==== Collected data
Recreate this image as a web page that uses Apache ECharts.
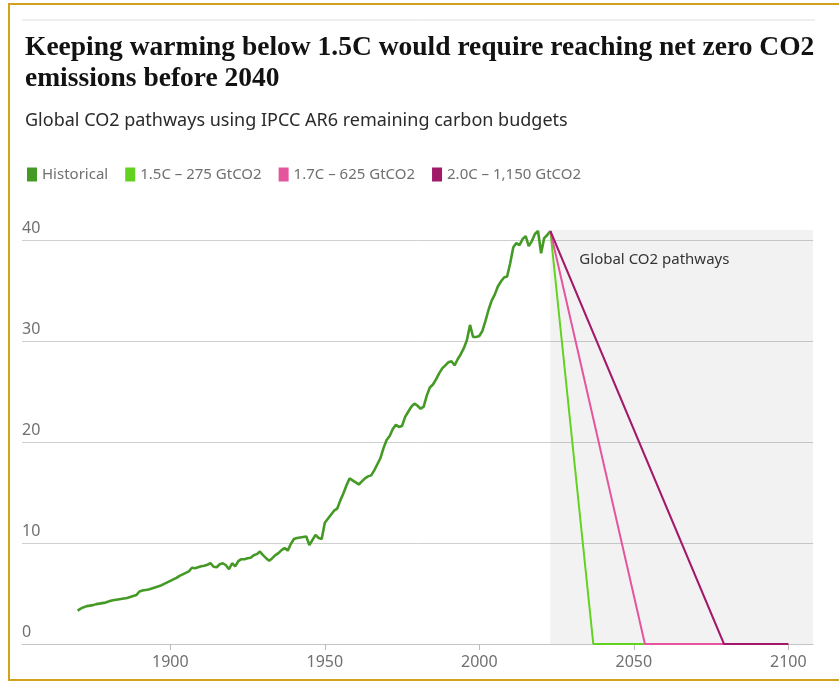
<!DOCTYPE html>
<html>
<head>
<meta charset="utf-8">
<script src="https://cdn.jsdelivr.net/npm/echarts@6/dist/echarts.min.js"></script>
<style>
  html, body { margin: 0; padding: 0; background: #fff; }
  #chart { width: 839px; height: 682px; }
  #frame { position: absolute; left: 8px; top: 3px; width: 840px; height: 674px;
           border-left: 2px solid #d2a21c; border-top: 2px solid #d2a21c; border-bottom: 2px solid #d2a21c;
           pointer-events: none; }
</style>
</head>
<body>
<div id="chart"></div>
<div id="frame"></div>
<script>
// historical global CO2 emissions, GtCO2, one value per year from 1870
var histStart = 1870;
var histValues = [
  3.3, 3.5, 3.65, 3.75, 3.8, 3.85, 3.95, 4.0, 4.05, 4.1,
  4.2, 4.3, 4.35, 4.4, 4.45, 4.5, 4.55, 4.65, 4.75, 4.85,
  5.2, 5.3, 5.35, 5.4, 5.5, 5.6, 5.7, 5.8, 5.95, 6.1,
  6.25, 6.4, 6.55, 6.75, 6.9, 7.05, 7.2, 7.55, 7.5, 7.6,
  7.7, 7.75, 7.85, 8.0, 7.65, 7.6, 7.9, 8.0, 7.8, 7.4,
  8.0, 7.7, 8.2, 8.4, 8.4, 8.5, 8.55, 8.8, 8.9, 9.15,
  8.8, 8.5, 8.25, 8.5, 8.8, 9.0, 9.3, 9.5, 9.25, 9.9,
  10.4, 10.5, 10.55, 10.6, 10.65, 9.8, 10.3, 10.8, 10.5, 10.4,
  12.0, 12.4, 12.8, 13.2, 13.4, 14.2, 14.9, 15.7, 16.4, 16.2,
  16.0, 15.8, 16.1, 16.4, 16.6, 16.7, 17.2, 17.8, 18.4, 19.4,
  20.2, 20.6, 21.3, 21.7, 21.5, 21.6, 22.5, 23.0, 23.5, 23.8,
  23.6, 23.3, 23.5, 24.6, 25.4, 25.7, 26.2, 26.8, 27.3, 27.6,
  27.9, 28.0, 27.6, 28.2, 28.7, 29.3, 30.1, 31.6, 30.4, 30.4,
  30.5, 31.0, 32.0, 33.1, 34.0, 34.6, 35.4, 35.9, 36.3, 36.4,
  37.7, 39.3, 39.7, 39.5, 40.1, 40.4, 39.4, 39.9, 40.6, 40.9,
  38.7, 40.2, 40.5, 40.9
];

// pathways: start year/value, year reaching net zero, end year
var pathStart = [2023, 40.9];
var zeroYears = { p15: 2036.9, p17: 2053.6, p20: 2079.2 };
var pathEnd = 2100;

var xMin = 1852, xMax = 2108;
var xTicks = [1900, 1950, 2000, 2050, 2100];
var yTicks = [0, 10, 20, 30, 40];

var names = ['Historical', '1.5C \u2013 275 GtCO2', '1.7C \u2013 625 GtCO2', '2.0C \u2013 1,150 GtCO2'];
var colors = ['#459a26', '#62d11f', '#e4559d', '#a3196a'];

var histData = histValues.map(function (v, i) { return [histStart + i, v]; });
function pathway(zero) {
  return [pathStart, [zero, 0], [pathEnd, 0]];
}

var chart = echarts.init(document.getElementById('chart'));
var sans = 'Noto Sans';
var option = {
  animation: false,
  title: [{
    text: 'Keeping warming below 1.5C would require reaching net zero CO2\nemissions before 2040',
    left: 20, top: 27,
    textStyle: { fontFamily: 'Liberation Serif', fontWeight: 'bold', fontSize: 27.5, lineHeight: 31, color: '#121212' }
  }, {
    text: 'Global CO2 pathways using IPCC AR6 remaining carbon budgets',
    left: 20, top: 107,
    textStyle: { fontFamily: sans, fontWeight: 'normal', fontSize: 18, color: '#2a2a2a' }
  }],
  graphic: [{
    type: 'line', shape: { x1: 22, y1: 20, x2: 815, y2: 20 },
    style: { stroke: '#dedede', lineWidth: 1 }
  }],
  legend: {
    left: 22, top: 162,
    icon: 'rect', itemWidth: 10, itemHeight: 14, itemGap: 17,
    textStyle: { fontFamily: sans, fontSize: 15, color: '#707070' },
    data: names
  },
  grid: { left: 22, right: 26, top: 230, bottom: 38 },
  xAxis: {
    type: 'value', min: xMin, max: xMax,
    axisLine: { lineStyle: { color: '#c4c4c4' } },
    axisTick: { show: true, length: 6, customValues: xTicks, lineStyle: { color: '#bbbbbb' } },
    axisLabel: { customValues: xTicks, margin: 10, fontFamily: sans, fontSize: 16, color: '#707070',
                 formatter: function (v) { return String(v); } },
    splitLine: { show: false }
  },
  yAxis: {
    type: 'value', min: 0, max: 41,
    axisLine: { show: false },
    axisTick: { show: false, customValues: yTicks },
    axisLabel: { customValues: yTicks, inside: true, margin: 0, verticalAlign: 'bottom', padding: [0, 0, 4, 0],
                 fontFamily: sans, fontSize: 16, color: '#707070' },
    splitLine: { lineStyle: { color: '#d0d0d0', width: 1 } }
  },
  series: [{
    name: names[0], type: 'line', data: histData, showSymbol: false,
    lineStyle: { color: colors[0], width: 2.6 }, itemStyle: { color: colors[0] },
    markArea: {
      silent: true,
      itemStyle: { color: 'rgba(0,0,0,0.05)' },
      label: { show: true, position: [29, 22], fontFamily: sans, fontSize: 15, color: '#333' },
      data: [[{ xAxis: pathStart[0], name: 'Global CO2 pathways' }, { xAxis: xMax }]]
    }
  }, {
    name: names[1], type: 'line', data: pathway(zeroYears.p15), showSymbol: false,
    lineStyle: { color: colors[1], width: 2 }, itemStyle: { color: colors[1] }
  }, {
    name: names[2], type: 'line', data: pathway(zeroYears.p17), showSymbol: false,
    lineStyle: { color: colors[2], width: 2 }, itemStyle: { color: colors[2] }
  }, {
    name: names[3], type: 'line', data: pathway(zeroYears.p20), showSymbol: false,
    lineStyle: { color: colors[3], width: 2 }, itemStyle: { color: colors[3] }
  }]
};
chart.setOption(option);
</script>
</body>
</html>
========
Given request:
Quote every line word for word and keep the images out of the copy.

Final result:
Recreate this image as a web page that uses Apache ECharts.
<!DOCTYPE html>
<html>
<head>
<meta charset="utf-8">
<script src="https://cdn.jsdelivr.net/npm/echarts@6/dist/echarts.min.js"></script>
<style>
  html, body { margin: 0; padding: 0; background: #fff; }
  #chart { width: 839px; height: 682px; }
  #frame { position: absolute; left: 8px; top: 3px; width: 840px; height: 674px;
           border-left: 2px solid #d2a21c; border-top: 2px solid #d2a21c; border-bottom: 2px solid #d2a21c;
           pointer-events: none; }
</style>
</head>
<body>
<div id="chart"></div>
<div id="frame"></div>
<script>
// historical global CO2 emissions, GtCO2, one value per year from 1870
var histStart = 1870;
var histValues = [
  3.3, 3.5, 3.65, 3.75, 3.8, 3.85, 3.95, 4.0, 4.05, 4.1,
  4.2, 4.3, 4.35, 4.4, 4.45, 4.5, 4.55, 4.65, 4.75, 4.85,
  5.2, 5.3, 5.35, 5.4, 5.5, 5.6, 5.7, 5.8, 5.95, 6.1,
  6.25, 6.4, 6.55, 6.75, 6.9, 7.05, 7.2, 7.55, 7.5, 7.6,
  7.7, 7.75, 7.85, 8.0, 7.65, 7.6, 7.9, 8.0, 7.8, 7.4,
  8.0, 7.7, 8.2, 8.4, 8.4, 8.5, 8.55, 8.8, 8.9, 9.15,
  8.8, 8.5, 8.25, 8.5, 8.8, 9.0, 9.3, 9.5, 9.25, 9.9,
  10.4, 10.5, 10.55, 10.6, 10.65, 9.8, 10.3, 10.8, 10.5, 10.4,
  12.0, 12.4, 12.8, 13.2, 13.4, 14.2, 14.9, 15.7, 16.4, 16.2,
  16.0, 15.8, 16.1, 16.4, 16.6, 16.7, 17.2, 17.8, 18.4, 19.4,
  20.2, 20.6, 21.3, 21.7, 21.5, 21.6, 22.5, 23.0, 23.5, 23.8,
  23.6, 23.3, 23.5, 24.6, 25.4, 25.7, 26.2, 26.8, 27.3, 27.6,
  27.9, 28.0, 27.6, 28.2, 28.7, 29.3, 30.1, 31.6, 30.4, 30.4,
  30.5, 31.0, 32.0, 33.1, 34.0, 34.6, 35.4, 35.9, 36.3, 36.4,
  37.7, 39.3, 39.7, 39.5, 40.1, 40.4, 39.4, 39.9, 40.6, 40.9,
  38.7, 40.2, 40.5, 40.9
];

// pathways: start year/value, year reaching net zero, end year
var pathStart = [2023, 40.9];
var zeroYears = { p15: 2036.9, p17: 2053.6, p20: 2079.2 };
var pathEnd = 2100;

var xMin = 1852, xMax = 2108;
var xTicks = [1900, 1950, 2000, 2050, 2100];
var yTicks = [0, 10, 20, 30, 40];

var names = ['Historical', '1.5C \u2013 275 GtCO2', '1.7C \u2013 625 GtCO2', '2.0C \u2013 1,150 GtCO2'];
var colors = ['#459a26', '#62d11f', '#e4559d', '#a3196a'];

var histData = histValues.map(function (v, i) { return [histStart + i, v]; });
function pathway(zero) {
  return [pathStart, [zero, 0], [pathEnd, 0]];
}

var chart = echarts.init(document.getElementById('chart'));
var sans = 'Noto Sans';
var option = {
  animation: false,
  title: [{
    text: 'Keeping warming below 1.5C would require reaching net zero CO2\nemissions before 2040',
    left: 20, top: 27,
    textStyle: { fontFamily: 'Liberation Serif', fontWeight: 'bold', fontSize: 27.5, lineHeight: 31, color: '#121212' }
  }, {
    text: 'Global CO2 pathways using IPCC AR6 remaining carbon budgets',
    left: 20, top: 107,
    textStyle: { fontFamily: sans, fontWeight: 'normal', fontSize: 18, color: '#2a2a2a' }
  }],
  graphic: [{
    type: 'line', shape: { x1: 22, y1: 20, x2: 815, y2: 20 },
    style: { stroke: '#dedede', lineWidth: 1 }
  }],
  legend: {
    left: 22, top: 162,
    icon: 'rect', itemWidth: 10, itemHeight: 14, itemGap: 17,
    textStyle: { fontFamily: sans, fontSize: 15, color: '#707070' },
    data: names
  },
  grid: { left: 22, right: 26, top: 230, bottom: 38 },
  xAxis: {
    type: 'value', min: xMin, max: xMax,
    axisLine: { lineStyle: { color: '#c4c4c4' } },
    axisTick: { show: true, length: 6, customValues: xTicks, lineStyle: { color: '#bbbbbb' } },
    axisLabel: { customValues: xTicks, margin: 10, fontFamily: sans, fontSize: 16, color: '#707070',
                 formatter: function (v) { return String(v); } },
    splitLine: { show: false }
  },
  yAxis: {
    type: 'value', min: 0, max: 41,
    axisLine: { show: false },
    axisTick: { show: false, customValues: yTicks },
    axisLabel: { customValues: yTicks, inside: true, margin: 0, verticalAlign: 'bottom', padding: [0, 0, 4, 0],
                 fontFamily: sans, fontSize: 16, color: '#707070' },
    splitLine: { lineStyle: { color: '#d0d0d0', width: 1 } }
  },
  series: [{
    name: names[0], type: 'line', data: histData, showSymbol: false,
    lineStyle: { color: colors[0], width: 2.6 }, itemStyle: { color: colors[0] },
    markArea: {
      silent: true,
      itemStyle: { color: 'rgba(0,0,0,0.05)' },
      label: { show: true, position: [29, 22], fontFamily: sans, fontSize: 15, color: '#333' },
      data: [[{ xAxis: pathStart[0], name: 'Global CO2 pathways' }, { xAxis: xMax }]]
    }
  }, {
    name: names[1], type: 'line', data: pathway(zeroYears.p15), showSymbol: false,
    lineStyle: { color: colors[1], width: 2 }, itemStyle: { color: colors[1] }
  }, {
    name: names[2], type: 'line', data: pathway(zeroYears.p17), showSymbol: false,
    lineStyle: { color: colors[2], width: 2 }, itemStyle: { color: colors[2] }
  }, {
    name: names[3], type: 'line', data: pathway(zeroYears.p20), showSymbol: false,
    lineStyle: { color: colors[3], width: 2 }, itemStyle: { color: colors[3] }
  }]
};
chart.setOption(option);
</script>
</body>
</html>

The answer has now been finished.